Mandatory Requirements

  1. Alteration of Memorandum of Association and Articles of Association in accordance with Section 122(3) of the Companies Act, 2013 to give effect to the conversion
  2. Obtain a written No objection Certificate (NOC) from its members and creditors to give effect to the conversion
  3. Passing a special resolution in a duly convened General Meeting for effecting the conversion

Procedure

  1. Convene a Meeting of the Board of Directors [As per section 173 & SS-1]
    Refer to the Procedure for Conducting Board Meeting for a detailed procedure
  2. Alteration of Memorandum and Articles [Rule 6(1) of the Companies (Incorporation) Rules, 2014]
    The memorandum and articles of the Private Company shall be altered by passing a resolution in accordance with section 122(3) of the Act to give effect to the conversion and make necessary changes incidental thereto
  3. Convene General Meeting [Section 96, 100 and Secretarial Standard (SS-2)]:
    Refer to the Procedure for Conducting General Meeting for a detailed procedure.
  4. Filing of Form MGT-14 with ROC [Section 117 of the Companies Act, 2013 and Rule 7(3) of Companies (Incorporation) Rules, 2014]:
    The company shall file a copy of the Special Resolution with the Registrar of Companies (ROC) in form MGT-14 within 30 days of passing such resolution.
  5. Obtain Written Consent from Nominee [1st Proviso to Section 3(1) of Companies Act, 2013 and Rule 4(1) & 4(2) of Companies (Incorporation) Rules, 2014]
    The subscriber to the memorandum of a One Person Company (OPC) shall nominate a person, after obtaining the prior written consent of such person, who shall, in the event of the subscriber’s death or his incapacity to contract, become the member of that One Person Company (OPC). Also, name of such nominated person shall be mentioned in the memorandum of One Person Company (OPC)
    Note:All the enclosures along with this form shall be submitted as an attachment to other forms i.e., Form No. INC-2, INC-4, or INC-6 as the case may be
  6. File Form No.

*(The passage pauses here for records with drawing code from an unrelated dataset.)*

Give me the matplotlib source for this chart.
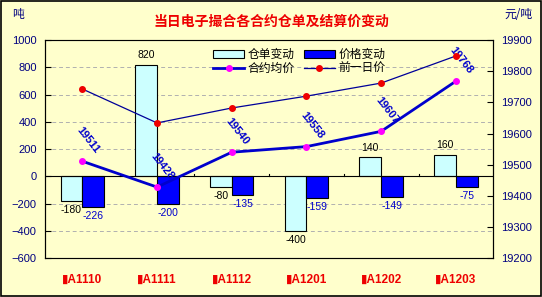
import numpy as np
import matplotlib
matplotlib.use('Agg')
from matplotlib import pyplot as plt
from matplotlib.patches import Rectangle

plt.rcParams['font.family'] = ['Liberation Sans', 'DejaVu Sans', 'Noto Sans CJK SC']

# data
contracts = ['▮A1110', '▮A1111', '▮A1112', '▮A1201', '▮A1202', '▮A1203']
warrant_change = [-180, 820, -80, -400, 140, 160]      # 仓单变动 (吨)
price_change = [-226, -200, -135, -159, -149, -75]      # 价格变动
avg_price = [19511, 19428, 19540, 19558, 19607, 19768]  # 合约均价
prev_price = [19743, 19634, 19682, 19720, 19762, 19849] # 前一日价

bg = '#FFFFCC'
navy = '#000080'
x = np.arange(len(contracts))
w = 0.29

fig = plt.figure(figsize=(5.42, 2.97), dpi=100, facecolor=bg)
fig.patches.append(Rectangle((0.001, 0.002), 0.997, 0.995, transform=fig.transFigure,
                             fill=False, edgecolor='black', lw=1.2))
ax = fig.add_axes([0.083, 0.131, 0.827, 0.734])
ax.set_facecolor(bg)

b1 = ax.bar(x - w / 2, warrant_change, w, color='#CCFFFF', edgecolor='black', lw=0.8,
            label='仓单变动', zorder=2)
b2 = ax.bar(x + w / 2, price_change, w, color='#0000FF', edgecolor='black', lw=0.8,
            label='价格变动', zorder=2)

for xi, v in zip(x, warrant_change):
    off = 3 if v > 0 else -3
    ax.annotate(str(v), (xi - w / 2, v), xytext=(0, off), textcoords='offset points',
                ha='center', va='bottom' if v > 0 else 'top', fontsize=7.5, color='black')
for xi, v in zip(x, price_change):
    ax.annotate(str(v), (xi + w / 2, v), xytext=(0, -3), textcoords='offset points',
                ha='center', va='top', fontsize=7.5, color='#0000CC')

ax.set_xlim(-0.5, 5.5)
ax.set_ylim(-600, 1000)
ax.set_yticks(range(-600, 1001, 200))
ax.set_xticks([])
ax.axhline(0, color='black', lw=0.8, zorder=3)
for b in np.arange(0.5, 5.5, 1):
    ax.plot([b, b], [0, 18], color='black', lw=0.8, zorder=3)
for yv in [-400, -200, 200, 400, 600, 800]:
    ax.axhline(yv, color='#B0B0B0', lw=0.7, ls=(0, (4, 3)), zorder=1)
ax.tick_params(axis='y', direction='in', length=4, labelsize=8, labelcolor=navy, pad=6)
for s in ['top', 'bottom']:
    ax.spines[s].set_color('#808080')
ax.spines['left'].set_color('black')

for xi, lab in zip(x, contracts):
    ax.text(xi, -0.07, lab, transform=ax.get_xaxis_transform(), ha='center', va='top',
            fontsize=8.5, color='#EE0000', fontweight='bold')

ax2 = ax.twinx()
ax2.set_ylim(19200, 19900)
ax2.set_yticks(range(19200, 19901, 100))
ax2.tick_params(axis='y', direction='in', length=4, labelsize=8, labelcolor=navy, pad=6)
ax2.spines['right'].set_color('black')
l1, = ax2.plot(x, avg_price, color='#0000CC', lw=2, marker='o', ms=4,
               mfc='#FF00FF', mec='#FF00FF', label='合约均价', zorder=4)
l2, = ax2.plot(x, prev_price, color='#000099', lw=0.9, marker='o', ms=4,
               mfc='#EE0000', mec='#EE0000', label='前一日价', zorder=4)
for xi, v in zip(x, avg_price):
    ax2.annotate(str(v), (xi, v), xytext=(4, 15), textcoords='offset points',
                 ha='center', va='center', rotation=-52, fontsize=8,
                 fontweight='bold', color='#0000CC')

fig.legend([b1, l1, b2, l2], ['仓单变动', '合约均价', '价格变动', '前一日价'],
           ncol=2, loc='upper left', bbox_to_anchor=(0.385, 0.85), frameon=False,
           fontsize=8.5, handlelength=2.6, columnspacing=0.8, labelspacing=0.15,
           handletextpad=0.3, borderaxespad=0)

fig.text(0.5, 0.925, '当日电子撮合各合约仓单及结算价变动', ha='center', va='center',
         fontsize=10, color='#EE0000', fontweight='bold', family='Noto Sans CJK SC')
fig.text(0.022, 0.95, '吨', ha='left', va='center', fontsize=8.5, color=navy,
         family='Noto Sans CJK SC')
fig.text(0.93, 0.95, '元/吨', ha='left', va='center', fontsize=8.5, color=navy,
         family='Noto Sans CJK SC')

fig.savefig('out.png', dpi=100, facecolor=bg)
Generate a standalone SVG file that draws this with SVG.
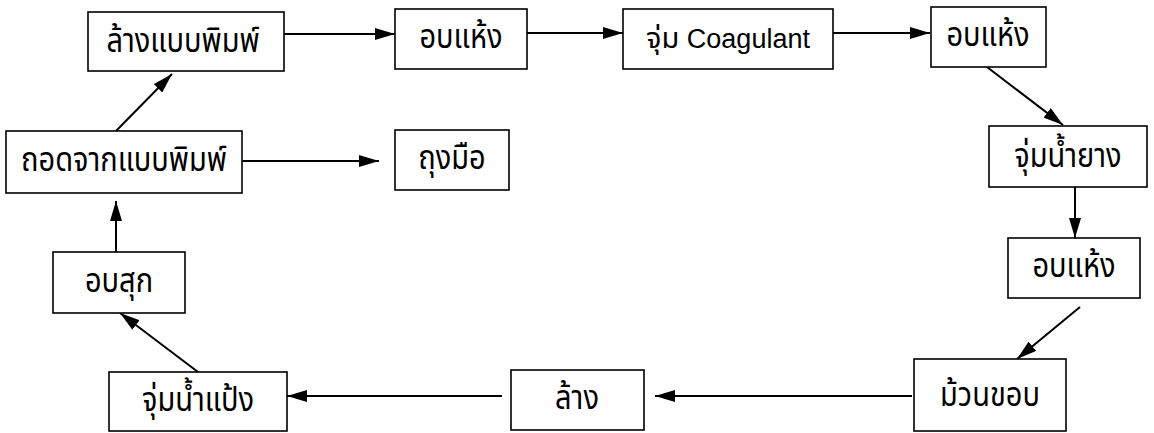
<svg xmlns="http://www.w3.org/2000/svg" width="1154" height="433" viewBox="0 0 1154 433">
<style>
.box{fill:#fff;stroke:#000;stroke-width:1.6}
.t{font-family:"Noto Sans Thai","DejaVu Sans","Liberation Sans",sans-serif;font-size:29px;fill:#000;text-anchor:middle}
.lat{font-family:"Liberation Sans",sans-serif;font-size:27px}
.c{stroke:#000;stroke-width:2;fill:none;marker-end:url(#ah)}
</style>
<defs>
<marker id="ah" viewBox="0 0 20 12" refX="20" refY="6" markerWidth="20" markerHeight="12" markerUnits="userSpaceOnUse" orient="auto">
<path d="M0,0 L20,6 L0,12 Z" fill="#000"/>
</marker>
</defs>
<rect width="1154" height="433" fill="#fff"/>
<g id="connectors">
<line class="c" x1="284" y1="34" x2="395" y2="34"/>
<line class="c" x1="527" y1="33" x2="623" y2="33"/>
<line class="c" x1="833" y1="33" x2="930" y2="33"/>
<line class="c" x1="987" y1="67" x2="1063" y2="125"/>
<line class="c" x1="1075" y1="187" x2="1075" y2="238"/>
<line class="c" x1="1080" y1="307" x2="1017" y2="359"/>
<line class="c" x1="912" y1="396" x2="655" y2="396"/>
<line class="c" x1="502" y1="396" x2="287" y2="396"/>
<line class="c" x1="198" y1="372" x2="120" y2="313"/>
<line class="c" x1="116" y1="252" x2="116" y2="201"/>
<line class="c" x1="116" y1="131" x2="172" y2="74"/>
<line class="c" x1="242" y1="161" x2="379" y2="161"/>
</g>
<g id="n1"><rect class="box" x="88" y="12" width="196" height="59"/><text class="t" transform="translate(183 52) scale(1 1.15)">ล้างแบบพิมพ์</text></g>
<g id="n2"><rect class="box" x="395" y="9" width="132" height="60"/><text class="t" transform="translate(461 48) scale(1 1.15)">อบแห้ง</text></g>
<g id="n3"><rect class="box" x="623" y="9" width="210" height="60"/><text class="t" x="728" y="48">จุ่ม <tspan class="lat">Coagulant</tspan></text></g>
<g id="n4"><rect class="box" x="931" y="7" width="115" height="60"/><text class="t" transform="translate(988 46) scale(1 1.15)">อบแห้ง</text></g>
<g id="n5"><rect class="box" x="989" y="126" width="158" height="61"/><text class="t" transform="translate(1068 167) scale(1 1.15)">จุ่มน้ำยาง</text></g>
<g id="n6"><rect class="box" x="1008" y="238" width="132" height="60"/><text class="t" transform="translate(1074 277) scale(1 1.15)">อบแห้ง</text></g>
<g id="n7"><rect class="box" x="914" y="359" width="152" height="72"/><text class="t" transform="translate(990 406) scale(1 1.15)">ม้วนขอบ</text></g>
<g id="n8"><rect class="box" x="511" y="370" width="133" height="60"/><text class="t" transform="translate(577 409) scale(1 1.15)">ล้าง</text></g>
<g id="n9"><rect class="box" x="109" y="372" width="178" height="59"/><text class="t" transform="translate(198 411) scale(1 1.15)">จุ่มน้ำแป้ง</text></g>
<g id="n10"><rect class="box" x="53" y="252" width="132" height="61"/><text class="t" transform="translate(119 292) scale(1 1.15)">อบสุก</text></g>
<g id="n11"><rect class="box" x="6" y="131" width="236" height="62"/><text class="t" transform="translate(124 171) scale(1 1.15)">ถอดจากแบบพิมพ์</text></g>
<g id="n12"><rect class="box" x="395" y="130" width="114" height="60"/><text class="t" transform="translate(452 169) scale(1 1.15)">ถุงมือ</text></g>
</svg>
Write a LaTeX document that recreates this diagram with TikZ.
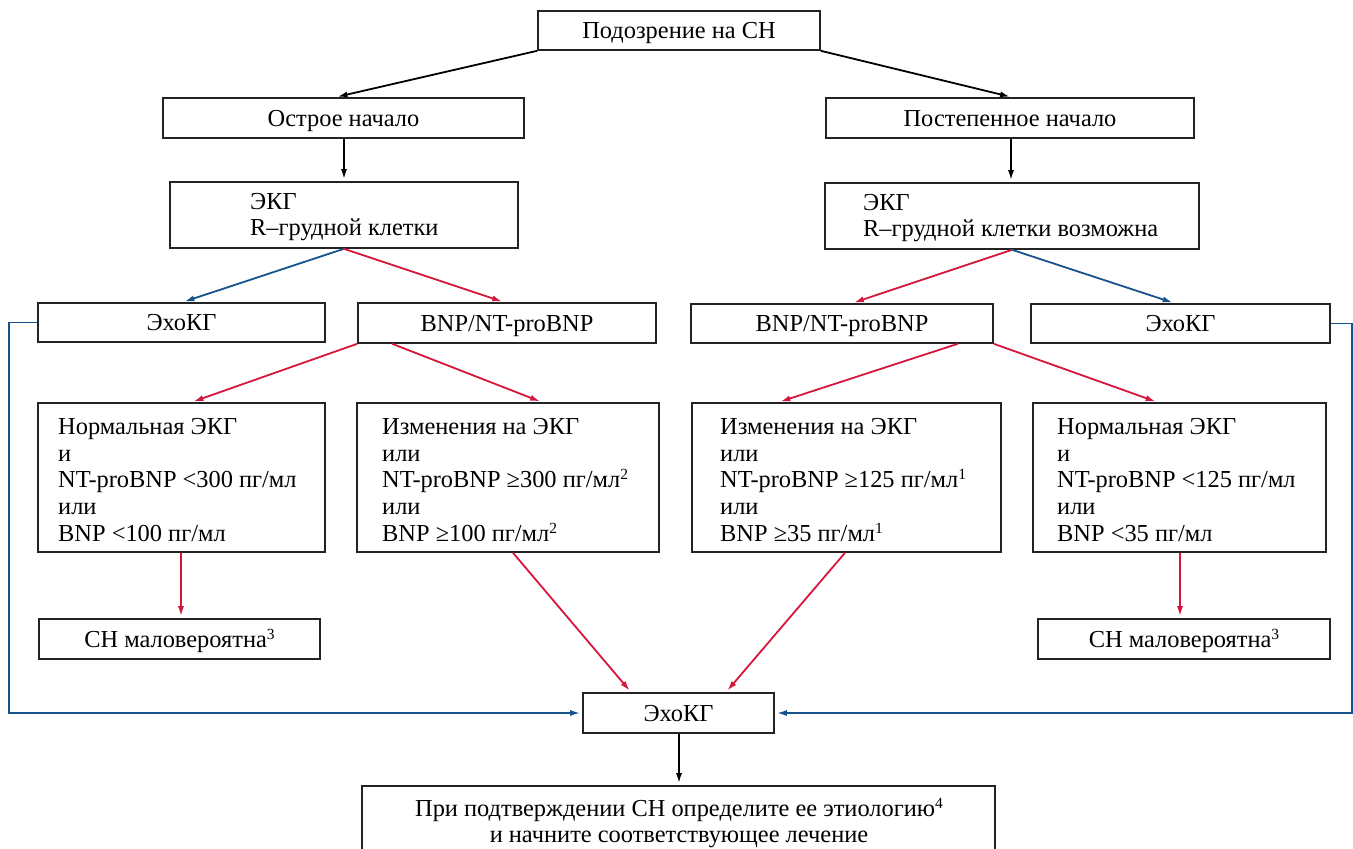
\documentclass[tikz,border=0pt]{standalone}
\usepackage{fontspec}
\setmainfont{Liberation Serif}
\usetikzlibrary{arrows.meta}
\definecolor{cred}{RGB}{214,22,58}
\definecolor{cblue}{RGB}{22,82,140}
\definecolor{cbox}{RGB}{35,35,35}
\newcommand{\bx}[6]{\node[box, minimum width={#4-#2}, minimum height={#5-#3}] (#1) at ({(#2+#4)/2},{(#3+#5)/2}) {#6};}
\newcommand{\fnm}[1]{\raisebox{8pt}{\fontsize{15.5}{15.5}\selectfont #1}}
\begin{document}
\begin{tikzpicture}[x=1pt,y=-1pt,
  every node/.style={font=\fontsize{24.4}{26.7}\selectfont},
  box/.style={draw=cbox, line width=1.6pt, inner sep=0pt, fill=white, text height=16pt, text depth=0pt},
  txt/.style={align=left, inner sep=0pt, anchor=west},
  ctxt/.style={align=center, inner sep=0pt},
  arr/.style={line width=1.8pt, -{Latex[length=10pt,width=6pt]}, shorten >=2pt},
  blk/.style={arr, draw=black},
  rd/.style={arr, draw=cred},
  bl/.style={arr, draw=cblue}]
\useasboundingbox (0,0) rectangle (1353,849);
\clip (0,0) rectangle (1353,849);
% row 1
\bx{top}{538}{11}{820}{50}{Подозрение на СН}
% row 2
\bx{ost}{163}{98}{524}{138}{Острое начало}
\bx{post}{826}{98}{1194}{138}{Постепенное начало}
% row 3
\bx{ekgL}{170}{182}{518}{248}{}
\node[txt] (ekgLt) at (250,217) {ЭКГ\\R–грудной клетки};
\bx{ekgR}{825}{183}{1199}{249}{}
\node[txt] (ekgRt) at (863,218) {ЭКГ\\R–грудной клетки возможна};
% row 4
\bx{ekoL}{38}{303}{325}{342}{ЭхоКГ}
\bx{bnpL}{358}{303}{656}{343}{BNP/NT-proBNP}
\bx{bnpR}{691}{304}{993}{343}{BNP/NT-proBNP}
\bx{ekoR}{1031}{304}{1330}{343}{ЭхоКГ}
% row 5
\bx{c1}{38}{403}{325}{552}{}
\node[txt] (c1t) at (58,480) {Нормальная ЭКГ\\и\\NT-proBNP <300 пг/мл\\или\\BNP <100 пг/мл};
\bx{c2}{357}{403}{659}{552}{}
\node[txt] (c2t) at (382,480) {Изменения на ЭКГ\\или\\NT-proBNP ≥300 пг/мл\fnm{2}\\или\\BNP ≥100 пг/мл\fnm{2}};
\bx{c3}{692}{403}{1001}{552}{}
\node[txt] (c3t) at (720,480) {Изменения на ЭКГ\\или\\NT-proBNP ≥125 пг/мл\fnm{1}\\или\\BNP ≥35 пг/мл\fnm{1}};
\bx{c4}{1033}{403}{1326}{552}{}
\node[txt] (c4t) at (1057,480) {Нормальная ЭКГ\\и\\NT-proBNP <125 пг/мл\\или\\BNP <35 пг/мл};
% row 6
\bx{unL}{39}{619}{320}{659}{СН маловероятна\fnm{3}}
\bx{unR}{1038}{619}{1330}{659}{СН маловероятна\fnm{3}}
% row 7
\bx{eko}{583}{693}{774}{733}{ЭхоКГ}
% row 8
\bx{fin}{362}{786}{995}{900}{}
\node[ctxt] (fint) at (679,823) {При подтверждении СН определите ее этиологию\fnm{4}\\и начните соответствующее лечение};
% connectors
\draw[blk] (top.south west) -- ([xshift=-8]ost.north);
\draw[blk] (top.south east) -- ([xshift=2]post.north);
\draw[blk] ([xshift=0.5]ost.south) -- ([xshift=0.5]ost.south |- ekgL.north);
\draw[blk] ([xshift=1]post.south) -- ([xshift=1]post.south |- ekgR.north);
\draw[bl] (ekgL.south) -- ([xshift=1]ekoL.north);
\draw[rd] (ekgL.south) -- ([xshift=-3]bnpL.north);
\draw[rd] (ekgR.south) -- ([xshift=10]bnpR.north);
\draw[bl] (ekgR.south) -- ([xshift=-6]ekoR.north);
\draw[rd] (bnpL.south west) -- ([xshift=10]c1.north);
\draw[rd] ([xshift=35]bnpL.south west) -- ([xshift=34]c2.north);
\draw[rd] ([xshift=-36]bnpR.south east) -- ([xshift=-68]c3.north);
\draw[rd] (bnpR.south east) -- ([xshift=-22]c4.north);
\draw[rd] ([xshift=-0.5]c1.south) -- ([xshift=-0.5]c1.south |- unL.north);
\draw[rd] ([xshift=0.5]c4.south) -- ([xshift=0.5]c4.south |- unR.north);
\draw[rd] ([xshift=5]c2.south) -- ([xshift=-47.5]eko.north);
\draw[rd] ([xshift=-1.5]c3.south) -- ([xshift=47.5]eko.north);
\draw[bl] (ekoL.west) -- ++(-28,0) |- (eko.west);
\draw[bl] (ekoR.east) -- ++(21,0) |- (eko.east);
\draw[blk] ([xshift=0.5]eko.south) -- ([xshift=0.5]eko.south |- fin.north);
\end{tikzpicture}
\end{document}
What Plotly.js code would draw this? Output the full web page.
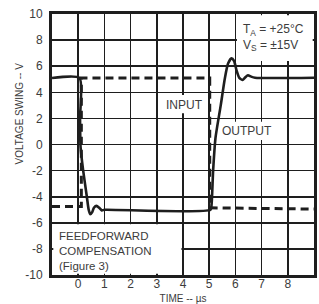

INC 6 [Section 18 of the Companies Act, 2013 and Rule 7(4) of the Companies (Incorporation) Rules, 2014]
    The Private Company shall file an application in Form No. INC 6 pertaining to its conversion into One Person Company (OPC) along with the fees as provided in the Companies (Registration offices and fees) Rules, 2014 and the following documents
    • Mandatory attachments in all the cases
      • Altered e-Memorandum of association and e-articles of association
      • Copy of the duly audited and certified latest financial statement
      • Copy of board resolution authorizing giving of notice
    • Mandatory attachments in case of conversion of Private Company to One Person Company (OPC)
      • Altered e-MOA and e-AOA
      • Affidavit of directors confirming that all the members of the company have given their consent for conversion
      • Copy of No Objection letter (NOC) of every creditor
      • Consent of the nominee in Form No. INC-4 along with all enclosures
      • Copy of PAN card of the nominee and member
      • Proof of identity of the nominee and member
      • Residential proof of the nominee and member
      • Any other information can be provided as an optional attachment(s)
  7. New Certificate of Incorporation [Section 13(3) of the Companies Act, 2013 and Rule 29(2) of the Companies (Incorporation) Rules,2014 On approval of Form MGT-14 and Form INC-6, the Registrar will issue a fresh Certificate of Incorporation with the Changed name to the applicant company in Form INC-25
  8. Post Conversion Compliances
    • Every Alteration made in the memorandum of the company shall be noted in every copy of the memorandum or articles as the case may be [Section 15(1) of the Companies Act, 2013]
    • Every Company shall
      • Print the new Altered MoA & AoA with the new Certificate of Incorporation
      • ii. Paint or affix its name and address of its registered office outside every of its place of business and in legible letters [Section 12(3)(a) of the Companies Act, 2013]
      • Have its name engraved in legible characters on its seal, if any [Section 12(3)(b) of the Companies Act, 2013]
      • . Get its name, address of its registered office, and Corporate Identity Number along with telephone number, fax number, if any, e-mail and website addresses, if any, printed in all its business letters, billheads, letter papers, notices, and other official publications[Section 12(3)(c) of the Companies Act, 2013]
      • . Have its name printed on hundies, promissory notes, bills of exchange, and such other documents [Section 12 (3) (d) of the Companies Act, 2013]
    • Send the new address of its registered office to all the Banks, authorities, and other Basic Utility Service providers as applicable.
  9. File Necessary Amendment Application under the following Acts
    • Goods and Services Act
    • Shops & Establishment Act
    • Factories Act
    • Inter-State Migrant Workmen Act
    • Private Security Agency Act
    • Employees Provident Fund Organization (EPFO)
    • Employees State Insurance Corporation (ESIC)
    • Other Labor Laws
    • Industry-Specific Laws
  10. Key Points for One Person Company (OPC)
    • A minor shall not become a member or nominee of the One Person Company.
    • Only a natural person who is an Indian citizen and resident in India shall be eligible as a member and nominee of the One Person Company
    • A minor a foreign citizen, a Non-Resident, and any person incapacitated by contract shall not become a member or nominee of the One Person Company
    • A minor can’t hold shares with beneficial interest into One Person Company.
    • No Specific tax advantage provide to One Person Company and other tax provisions apply as apply on other form of Company.